> WHAT YOU HAVE TO DO
Everything in the data should be repeated exactly, save for the images.

> DATASET SECTION
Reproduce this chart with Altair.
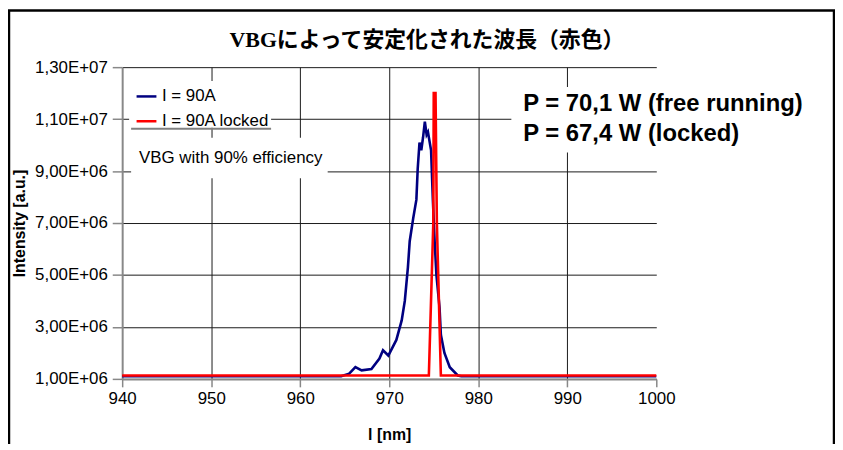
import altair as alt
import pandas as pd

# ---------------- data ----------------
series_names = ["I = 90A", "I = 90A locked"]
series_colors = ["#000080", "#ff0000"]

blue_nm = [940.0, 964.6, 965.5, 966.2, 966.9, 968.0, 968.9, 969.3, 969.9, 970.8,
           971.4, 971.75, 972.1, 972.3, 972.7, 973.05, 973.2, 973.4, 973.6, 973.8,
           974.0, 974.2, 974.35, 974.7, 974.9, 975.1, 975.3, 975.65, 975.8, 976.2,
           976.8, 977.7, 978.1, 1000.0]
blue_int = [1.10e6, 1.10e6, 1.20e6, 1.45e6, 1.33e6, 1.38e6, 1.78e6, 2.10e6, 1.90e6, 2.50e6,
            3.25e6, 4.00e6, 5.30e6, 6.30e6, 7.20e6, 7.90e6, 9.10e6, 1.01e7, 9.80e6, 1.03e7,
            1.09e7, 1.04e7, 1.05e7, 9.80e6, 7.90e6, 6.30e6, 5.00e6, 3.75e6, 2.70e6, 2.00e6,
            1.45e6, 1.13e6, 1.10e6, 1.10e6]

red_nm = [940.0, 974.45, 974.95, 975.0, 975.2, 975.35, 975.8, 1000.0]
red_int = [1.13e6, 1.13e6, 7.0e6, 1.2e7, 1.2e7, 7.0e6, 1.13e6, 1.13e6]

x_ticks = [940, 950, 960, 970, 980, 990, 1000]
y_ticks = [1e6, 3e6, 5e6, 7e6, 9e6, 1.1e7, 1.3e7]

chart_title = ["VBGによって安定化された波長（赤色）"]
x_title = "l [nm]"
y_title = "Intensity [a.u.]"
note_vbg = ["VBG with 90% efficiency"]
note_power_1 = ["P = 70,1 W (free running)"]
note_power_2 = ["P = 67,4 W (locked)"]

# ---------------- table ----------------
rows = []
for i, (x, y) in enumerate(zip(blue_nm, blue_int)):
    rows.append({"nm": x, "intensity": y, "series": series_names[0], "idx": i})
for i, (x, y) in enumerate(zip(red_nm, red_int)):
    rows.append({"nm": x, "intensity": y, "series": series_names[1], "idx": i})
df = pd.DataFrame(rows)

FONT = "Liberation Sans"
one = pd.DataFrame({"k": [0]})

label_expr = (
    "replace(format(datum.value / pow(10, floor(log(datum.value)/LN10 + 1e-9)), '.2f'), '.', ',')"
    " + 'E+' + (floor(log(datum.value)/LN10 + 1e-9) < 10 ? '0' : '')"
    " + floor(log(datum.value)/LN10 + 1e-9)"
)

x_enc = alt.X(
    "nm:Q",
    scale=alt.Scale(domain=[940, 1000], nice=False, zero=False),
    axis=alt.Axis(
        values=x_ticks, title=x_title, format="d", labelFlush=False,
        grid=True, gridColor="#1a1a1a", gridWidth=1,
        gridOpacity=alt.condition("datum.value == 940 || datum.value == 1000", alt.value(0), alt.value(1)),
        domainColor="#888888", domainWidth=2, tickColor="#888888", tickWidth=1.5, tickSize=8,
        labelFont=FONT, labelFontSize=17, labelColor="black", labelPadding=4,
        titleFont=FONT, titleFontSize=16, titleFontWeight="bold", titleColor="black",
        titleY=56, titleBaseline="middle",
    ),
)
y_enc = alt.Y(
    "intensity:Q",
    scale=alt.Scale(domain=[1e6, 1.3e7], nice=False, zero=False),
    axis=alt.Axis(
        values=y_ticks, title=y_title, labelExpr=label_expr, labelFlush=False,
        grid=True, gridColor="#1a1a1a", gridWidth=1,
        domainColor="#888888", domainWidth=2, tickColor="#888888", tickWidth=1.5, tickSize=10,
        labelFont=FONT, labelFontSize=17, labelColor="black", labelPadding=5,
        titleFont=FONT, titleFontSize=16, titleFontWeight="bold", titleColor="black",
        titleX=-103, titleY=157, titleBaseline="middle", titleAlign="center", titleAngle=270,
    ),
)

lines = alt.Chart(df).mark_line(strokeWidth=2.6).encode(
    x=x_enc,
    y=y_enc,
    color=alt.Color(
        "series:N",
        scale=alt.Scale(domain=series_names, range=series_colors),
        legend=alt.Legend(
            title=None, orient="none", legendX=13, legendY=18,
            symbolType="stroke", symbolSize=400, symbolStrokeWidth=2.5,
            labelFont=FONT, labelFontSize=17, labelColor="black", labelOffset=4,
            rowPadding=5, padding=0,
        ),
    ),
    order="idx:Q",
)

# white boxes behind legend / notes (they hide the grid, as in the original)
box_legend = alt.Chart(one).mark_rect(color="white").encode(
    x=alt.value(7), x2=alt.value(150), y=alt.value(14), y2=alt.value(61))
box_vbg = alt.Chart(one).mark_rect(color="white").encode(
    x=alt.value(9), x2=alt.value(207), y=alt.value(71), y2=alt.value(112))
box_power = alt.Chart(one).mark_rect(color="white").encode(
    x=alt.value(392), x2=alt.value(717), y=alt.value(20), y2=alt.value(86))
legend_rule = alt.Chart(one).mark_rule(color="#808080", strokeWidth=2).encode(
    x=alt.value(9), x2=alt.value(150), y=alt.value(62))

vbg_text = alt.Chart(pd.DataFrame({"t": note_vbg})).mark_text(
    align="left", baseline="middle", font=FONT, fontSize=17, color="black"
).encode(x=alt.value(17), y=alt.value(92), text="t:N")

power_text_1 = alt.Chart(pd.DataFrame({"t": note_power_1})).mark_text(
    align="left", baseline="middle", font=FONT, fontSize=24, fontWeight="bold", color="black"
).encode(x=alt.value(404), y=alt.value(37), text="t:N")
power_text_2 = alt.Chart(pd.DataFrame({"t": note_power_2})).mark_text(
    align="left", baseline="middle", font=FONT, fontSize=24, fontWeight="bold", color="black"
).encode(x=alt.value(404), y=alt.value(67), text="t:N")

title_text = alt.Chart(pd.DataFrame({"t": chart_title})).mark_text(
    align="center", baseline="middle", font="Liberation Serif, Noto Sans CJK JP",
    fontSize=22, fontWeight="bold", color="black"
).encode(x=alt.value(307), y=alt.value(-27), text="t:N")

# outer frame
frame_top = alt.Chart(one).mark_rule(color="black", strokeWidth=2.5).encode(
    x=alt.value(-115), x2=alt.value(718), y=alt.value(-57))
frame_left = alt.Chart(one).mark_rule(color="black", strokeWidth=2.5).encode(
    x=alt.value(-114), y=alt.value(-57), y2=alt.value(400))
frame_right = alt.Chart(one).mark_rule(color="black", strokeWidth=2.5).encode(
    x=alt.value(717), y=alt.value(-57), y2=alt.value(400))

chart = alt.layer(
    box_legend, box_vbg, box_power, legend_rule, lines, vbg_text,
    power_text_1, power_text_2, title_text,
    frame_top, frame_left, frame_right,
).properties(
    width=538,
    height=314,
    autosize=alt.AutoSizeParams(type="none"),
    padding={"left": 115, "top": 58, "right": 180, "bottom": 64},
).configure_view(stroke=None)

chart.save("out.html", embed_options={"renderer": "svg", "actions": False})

> RESULT BELOW
Reproduce this chart with Altair.
import altair as alt
import pandas as pd

# ---------------- data ----------------
series_names = ["I = 90A", "I = 90A locked"]
series_colors = ["#000080", "#ff0000"]

blue_nm = [940.0, 964.6, 965.5, 966.2, 966.9, 968.0, 968.9, 969.3, 969.9, 970.8,
           971.4, 971.75, 972.1, 972.3, 972.7, 973.05, 973.2, 973.4, 973.6, 973.8,
           974.0, 974.2, 974.35, 974.7, 974.9, 975.1, 975.3, 975.65, 975.8, 976.2,
           976.8, 977.7, 978.1, 1000.0]
blue_int = [1.10e6, 1.10e6, 1.20e6, 1.45e6, 1.33e6, 1.38e6, 1.78e6, 2.10e6, 1.90e6, 2.50e6,
            3.25e6, 4.00e6, 5.30e6, 6.30e6, 7.20e6, 7.90e6, 9.10e6, 1.01e7, 9.80e6, 1.03e7,
            1.09e7, 1.04e7, 1.05e7, 9.80e6, 7.90e6, 6.30e6, 5.00e6, 3.75e6, 2.70e6, 2.00e6,
            1.45e6, 1.13e6, 1.10e6, 1.10e6]

red_nm = [940.0, 974.45, 974.95, 975.0, 975.2, 975.35, 975.8, 1000.0]
red_int = [1.13e6, 1.13e6, 7.0e6, 1.2e7, 1.2e7, 7.0e6, 1.13e6, 1.13e6]

x_ticks = [940, 950, 960, 970, 980, 990, 1000]
y_ticks = [1e6, 3e6, 5e6, 7e6, 9e6, 1.1e7, 1.3e7]

chart_title = ["VBGによって安定化された波長（赤色）"]
x_title = "l [nm]"
y_title = "Intensity [a.u.]"
note_vbg = ["VBG with 90% efficiency"]
note_power_1 = ["P = 70,1 W (free running)"]
note_power_2 = ["P = 67,4 W (locked)"]

# ---------------- table ----------------
rows = []
for i, (x, y) in enumerate(zip(blue_nm, blue_int)):
    rows.append({"nm": x, "intensity": y, "series": series_names[0], "idx": i})
for i, (x, y) in enumerate(zip(red_nm, red_int)):
    rows.append({"nm": x, "intensity": y, "series": series_names[1], "idx": i})
df = pd.DataFrame(rows)

FONT = "Liberation Sans"
one = pd.DataFrame({"k": [0]})

label_expr = (
    "replace(format(datum.value / pow(10, floor(log(datum.value)/LN10 + 1e-9)), '.2f'), '.', ',')"
    " + 'E+' + (floor(log(datum.value)/LN10 + 1e-9) < 10 ? '0' : '')"
    " + floor(log(datum.value)/LN10 + 1e-9)"
)

x_enc = alt.X(
    "nm:Q",
    scale=alt.Scale(domain=[940, 1000], nice=False, zero=False),
    axis=alt.Axis(
        values=x_ticks, title=x_title, format="d", labelFlush=False,
        grid=True, gridColor="#1a1a1a", gridWidth=1,
        gridOpacity=alt.condition("datum.value == 940 || datum.value == 1000", alt.value(0), alt.value(1)),
        domainColor="#888888", domainWidth=2, tickColor="#888888", tickWidth=1.5, tickSize=8,
        labelFont=FONT, labelFontSize=17, labelColor="black", labelPadding=4,
        titleFont=FONT, titleFontSize=16, titleFontWeight="bold", titleColor="black",
        titleY=56, titleBaseline="middle",
    ),
)
y_enc = alt.Y(
    "intensity:Q",
    scale=alt.Scale(domain=[1e6, 1.3e7], nice=False, zero=False),
    axis=alt.Axis(
        values=y_ticks, title=y_title, labelExpr=label_expr, labelFlush=False,
        grid=True, gridColor="#1a1a1a", gridWidth=1,
        domainColor="#888888", domainWidth=2, tickColor="#888888", tickWidth=1.5, tickSize=10,
        labelFont=FONT, labelFontSize=17, labelColor="black", labelPadding=5,
        titleFont=FONT, titleFontSize=16, titleFontWeight="bold", titleColor="black",
        titleX=-103, titleY=157, titleBaseline="middle", titleAlign="center", titleAngle=270,
    ),
)

lines = alt.Chart(df).mark_line(strokeWidth=2.6).encode(
    x=x_enc,
    y=y_enc,
    color=alt.Color(
        "series:N",
        scale=alt.Scale(domain=series_names, range=series_colors),
        legend=alt.Legend(
            title=None, orient="none", legendX=13, legendY=18,
            symbolType="stroke", symbolSize=400, symbolStrokeWidth=2.5,
            labelFont=FONT, labelFontSize=17, labelColor="black", labelOffset=4,
            rowPadding=5, padding=0,
        ),
    ),
    order="idx:Q",
)

# white boxes behind legend / notes (they hide the grid, as in the original)
box_legend = alt.Chart(one).mark_rect(color="white").encode(
    x=alt.value(7), x2=alt.value(150), y=alt.value(14), y2=alt.value(61))
box_vbg = alt.Chart(one).mark_rect(color="white").encode(
    x=alt.value(9), x2=alt.value(207), y=alt.value(71), y2=alt.value(112))
box_power = alt.Chart(one).mark_rect(color="white").encode(
    x=alt.value(392), x2=alt.value(717), y=alt.value(20), y2=alt.value(86))
legend_rule = alt.Chart(one).mark_rule(color="#808080", strokeWidth=2).encode(
    x=alt.value(9), x2=alt.value(150), y=alt.value(62))

vbg_text = alt.Chart(pd.DataFrame({"t": note_vbg})).mark_text(
    align="left", baseline="middle", font=FONT, fontSize=17, color="black"
).encode(x=alt.value(17), y=alt.value(92), text="t:N")

power_text_1 = alt.Chart(pd.DataFrame({"t": note_power_1})).mark_text(
    align="left", baseline="middle", font=FONT, fontSize=24, fontWeight="bold", color="black"
).encode(x=alt.value(404), y=alt.value(37), text="t:N")
power_text_2 = alt.Chart(pd.DataFrame({"t": note_power_2})).mark_text(
    align="left", baseline="middle", font=FONT, fontSize=24, fontWeight="bold", color="black"
).encode(x=alt.value(404), y=alt.value(67), text="t:N")

title_text = alt.Chart(pd.DataFrame({"t": chart_title})).mark_text(
    align="center", baseline="middle", font="Liberation Serif, Noto Sans CJK JP",
    fontSize=22, fontWeight="bold", color="black"
).encode(x=alt.value(307), y=alt.value(-27), text="t:N")

# outer frame
frame_top = alt.Chart(one).mark_rule(color="black", strokeWidth=2.5).encode(
    x=alt.value(-115), x2=alt.value(718), y=alt.value(-57))
frame_left = alt.Chart(one).mark_rule(color="black", strokeWidth=2.5).encode(
    x=alt.value(-114), y=alt.value(-57), y2=alt.value(400))
frame_right = alt.Chart(one).mark_rule(color="black", strokeWidth=2.5).encode(
    x=alt.value(717), y=alt.value(-57), y2=alt.value(400))

chart = alt.layer(
    box_legend, box_vbg, box_power, legend_rule, lines, vbg_text,
    power_text_1, power_text_2, title_text,
    frame_top, frame_left, frame_right,
).properties(
    width=538,
    height=314,
    autosize=alt.AutoSizeParams(type="none"),
    padding={"left": 115, "top": 58, "right": 180, "bottom": 64},
).configure_view(stroke=None)

chart.save("out.html", embed_options={"renderer": "svg", "actions": False})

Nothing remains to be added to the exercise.